** start Source material **

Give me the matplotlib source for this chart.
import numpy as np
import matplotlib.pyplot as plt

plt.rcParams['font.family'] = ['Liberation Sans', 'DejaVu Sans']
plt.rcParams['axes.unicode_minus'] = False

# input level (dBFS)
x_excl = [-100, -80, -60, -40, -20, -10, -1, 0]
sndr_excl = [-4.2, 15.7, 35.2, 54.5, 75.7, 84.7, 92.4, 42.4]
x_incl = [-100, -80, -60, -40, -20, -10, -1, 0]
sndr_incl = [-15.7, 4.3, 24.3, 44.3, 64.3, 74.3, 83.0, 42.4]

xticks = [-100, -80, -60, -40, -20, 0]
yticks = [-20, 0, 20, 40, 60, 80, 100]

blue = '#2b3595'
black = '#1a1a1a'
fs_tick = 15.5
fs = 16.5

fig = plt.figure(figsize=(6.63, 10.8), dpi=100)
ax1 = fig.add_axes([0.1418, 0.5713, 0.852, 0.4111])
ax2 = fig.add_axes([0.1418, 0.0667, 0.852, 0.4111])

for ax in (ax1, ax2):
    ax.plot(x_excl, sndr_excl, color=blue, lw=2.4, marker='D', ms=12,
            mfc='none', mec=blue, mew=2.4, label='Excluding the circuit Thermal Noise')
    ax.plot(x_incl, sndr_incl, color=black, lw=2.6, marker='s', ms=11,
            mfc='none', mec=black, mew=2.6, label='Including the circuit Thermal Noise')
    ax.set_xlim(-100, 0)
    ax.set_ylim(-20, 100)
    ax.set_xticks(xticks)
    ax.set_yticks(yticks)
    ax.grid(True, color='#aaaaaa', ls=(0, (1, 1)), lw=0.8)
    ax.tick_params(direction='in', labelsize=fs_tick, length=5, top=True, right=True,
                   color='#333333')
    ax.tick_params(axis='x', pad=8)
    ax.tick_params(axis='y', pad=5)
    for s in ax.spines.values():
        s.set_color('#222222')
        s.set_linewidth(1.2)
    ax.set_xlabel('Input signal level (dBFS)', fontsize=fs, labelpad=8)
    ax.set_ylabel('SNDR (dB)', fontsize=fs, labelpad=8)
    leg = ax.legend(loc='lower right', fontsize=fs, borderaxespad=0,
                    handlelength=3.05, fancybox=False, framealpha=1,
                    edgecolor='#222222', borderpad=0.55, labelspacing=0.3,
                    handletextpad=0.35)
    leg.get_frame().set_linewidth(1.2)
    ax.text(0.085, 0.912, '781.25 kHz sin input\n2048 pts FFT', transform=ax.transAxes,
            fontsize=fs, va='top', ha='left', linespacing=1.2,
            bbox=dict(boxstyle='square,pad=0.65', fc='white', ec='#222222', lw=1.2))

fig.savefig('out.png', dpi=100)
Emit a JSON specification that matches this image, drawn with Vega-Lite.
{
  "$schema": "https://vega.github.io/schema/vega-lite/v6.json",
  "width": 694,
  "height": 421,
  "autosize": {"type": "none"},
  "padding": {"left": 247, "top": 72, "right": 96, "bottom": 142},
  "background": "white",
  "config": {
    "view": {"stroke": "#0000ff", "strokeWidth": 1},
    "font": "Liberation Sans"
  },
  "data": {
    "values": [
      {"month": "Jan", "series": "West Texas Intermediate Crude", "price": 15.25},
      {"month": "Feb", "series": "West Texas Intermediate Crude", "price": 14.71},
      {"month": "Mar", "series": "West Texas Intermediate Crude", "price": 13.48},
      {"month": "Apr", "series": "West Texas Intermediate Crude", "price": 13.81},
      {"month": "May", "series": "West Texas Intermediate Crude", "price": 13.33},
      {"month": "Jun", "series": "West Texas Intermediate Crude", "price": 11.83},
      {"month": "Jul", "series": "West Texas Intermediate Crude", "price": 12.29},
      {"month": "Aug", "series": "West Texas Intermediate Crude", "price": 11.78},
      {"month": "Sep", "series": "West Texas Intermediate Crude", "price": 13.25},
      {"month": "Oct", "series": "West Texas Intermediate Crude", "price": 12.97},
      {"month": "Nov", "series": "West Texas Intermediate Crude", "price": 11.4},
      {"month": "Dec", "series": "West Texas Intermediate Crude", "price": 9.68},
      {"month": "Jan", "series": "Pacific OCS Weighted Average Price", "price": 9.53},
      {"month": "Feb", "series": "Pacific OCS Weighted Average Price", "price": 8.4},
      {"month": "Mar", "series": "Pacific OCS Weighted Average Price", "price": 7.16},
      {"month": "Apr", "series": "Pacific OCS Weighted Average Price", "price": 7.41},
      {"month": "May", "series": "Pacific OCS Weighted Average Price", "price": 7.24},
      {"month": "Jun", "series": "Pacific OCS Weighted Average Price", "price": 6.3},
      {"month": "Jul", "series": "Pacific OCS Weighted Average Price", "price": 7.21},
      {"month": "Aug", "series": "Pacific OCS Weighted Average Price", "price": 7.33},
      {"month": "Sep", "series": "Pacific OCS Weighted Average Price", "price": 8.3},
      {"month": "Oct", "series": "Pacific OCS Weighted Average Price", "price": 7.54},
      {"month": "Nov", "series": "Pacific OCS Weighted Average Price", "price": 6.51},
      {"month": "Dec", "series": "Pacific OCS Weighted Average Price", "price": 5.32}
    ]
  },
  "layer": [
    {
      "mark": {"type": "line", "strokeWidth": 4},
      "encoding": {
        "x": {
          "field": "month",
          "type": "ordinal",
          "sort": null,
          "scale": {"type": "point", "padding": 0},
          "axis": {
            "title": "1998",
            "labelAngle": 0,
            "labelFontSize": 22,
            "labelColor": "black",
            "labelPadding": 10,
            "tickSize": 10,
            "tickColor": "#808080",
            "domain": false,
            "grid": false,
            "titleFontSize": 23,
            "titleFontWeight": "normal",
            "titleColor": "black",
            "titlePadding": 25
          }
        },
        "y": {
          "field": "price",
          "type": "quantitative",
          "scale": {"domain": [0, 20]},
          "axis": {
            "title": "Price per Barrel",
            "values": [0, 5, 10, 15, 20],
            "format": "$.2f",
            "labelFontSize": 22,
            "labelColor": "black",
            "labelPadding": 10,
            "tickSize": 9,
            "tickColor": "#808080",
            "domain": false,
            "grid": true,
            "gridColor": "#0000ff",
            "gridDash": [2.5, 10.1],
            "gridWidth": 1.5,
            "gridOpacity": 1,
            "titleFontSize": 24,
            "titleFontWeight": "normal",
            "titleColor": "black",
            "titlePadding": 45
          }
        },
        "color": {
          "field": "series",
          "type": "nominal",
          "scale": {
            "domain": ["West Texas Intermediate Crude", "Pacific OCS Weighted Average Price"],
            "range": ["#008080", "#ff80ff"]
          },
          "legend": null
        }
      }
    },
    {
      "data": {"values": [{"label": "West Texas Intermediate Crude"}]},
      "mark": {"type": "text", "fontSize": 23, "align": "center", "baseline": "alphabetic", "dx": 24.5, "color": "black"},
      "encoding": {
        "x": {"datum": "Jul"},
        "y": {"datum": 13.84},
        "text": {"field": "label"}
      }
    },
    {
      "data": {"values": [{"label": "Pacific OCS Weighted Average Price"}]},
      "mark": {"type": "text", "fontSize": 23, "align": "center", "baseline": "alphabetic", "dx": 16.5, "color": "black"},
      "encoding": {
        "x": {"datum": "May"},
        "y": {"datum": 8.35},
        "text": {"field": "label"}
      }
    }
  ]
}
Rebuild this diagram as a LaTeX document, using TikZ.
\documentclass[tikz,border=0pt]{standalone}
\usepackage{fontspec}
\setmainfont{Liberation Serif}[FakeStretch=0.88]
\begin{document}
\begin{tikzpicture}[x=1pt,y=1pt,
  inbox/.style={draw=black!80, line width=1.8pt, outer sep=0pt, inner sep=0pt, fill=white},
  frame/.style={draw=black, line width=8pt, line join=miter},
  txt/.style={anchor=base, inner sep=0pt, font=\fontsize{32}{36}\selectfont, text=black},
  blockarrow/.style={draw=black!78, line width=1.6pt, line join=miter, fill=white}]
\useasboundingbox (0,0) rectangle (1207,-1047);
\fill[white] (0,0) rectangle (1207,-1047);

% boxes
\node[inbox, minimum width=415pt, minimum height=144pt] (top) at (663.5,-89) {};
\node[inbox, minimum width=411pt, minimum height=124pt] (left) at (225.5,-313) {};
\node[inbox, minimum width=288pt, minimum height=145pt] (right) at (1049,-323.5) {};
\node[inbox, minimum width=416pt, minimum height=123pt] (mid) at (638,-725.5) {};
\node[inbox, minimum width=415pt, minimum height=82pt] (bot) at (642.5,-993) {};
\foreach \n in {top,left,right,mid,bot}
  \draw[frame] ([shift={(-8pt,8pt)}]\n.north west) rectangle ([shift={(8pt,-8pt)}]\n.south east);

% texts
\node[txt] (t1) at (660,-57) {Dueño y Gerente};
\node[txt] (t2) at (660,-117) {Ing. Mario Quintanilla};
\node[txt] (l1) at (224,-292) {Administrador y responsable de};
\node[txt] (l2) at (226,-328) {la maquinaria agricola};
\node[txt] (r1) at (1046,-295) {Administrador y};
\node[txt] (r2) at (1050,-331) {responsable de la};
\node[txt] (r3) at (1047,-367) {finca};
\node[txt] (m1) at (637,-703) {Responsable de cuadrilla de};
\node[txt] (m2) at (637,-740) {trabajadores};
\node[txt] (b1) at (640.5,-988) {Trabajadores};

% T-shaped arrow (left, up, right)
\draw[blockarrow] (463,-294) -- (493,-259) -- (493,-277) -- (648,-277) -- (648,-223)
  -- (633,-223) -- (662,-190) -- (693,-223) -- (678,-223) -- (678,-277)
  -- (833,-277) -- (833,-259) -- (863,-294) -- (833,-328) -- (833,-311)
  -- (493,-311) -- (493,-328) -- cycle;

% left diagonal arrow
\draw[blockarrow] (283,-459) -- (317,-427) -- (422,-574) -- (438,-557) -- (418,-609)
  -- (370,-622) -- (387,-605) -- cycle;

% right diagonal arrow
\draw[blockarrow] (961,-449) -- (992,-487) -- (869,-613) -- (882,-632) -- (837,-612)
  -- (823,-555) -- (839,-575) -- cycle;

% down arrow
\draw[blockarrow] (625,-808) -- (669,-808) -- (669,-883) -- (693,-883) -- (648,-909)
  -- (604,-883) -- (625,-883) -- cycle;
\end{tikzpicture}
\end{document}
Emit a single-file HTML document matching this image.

** end Source material **

- Work to be completed:
Provide the number of lines in the data above that contain the string "Emit", and nothing else.

- Written solution:
2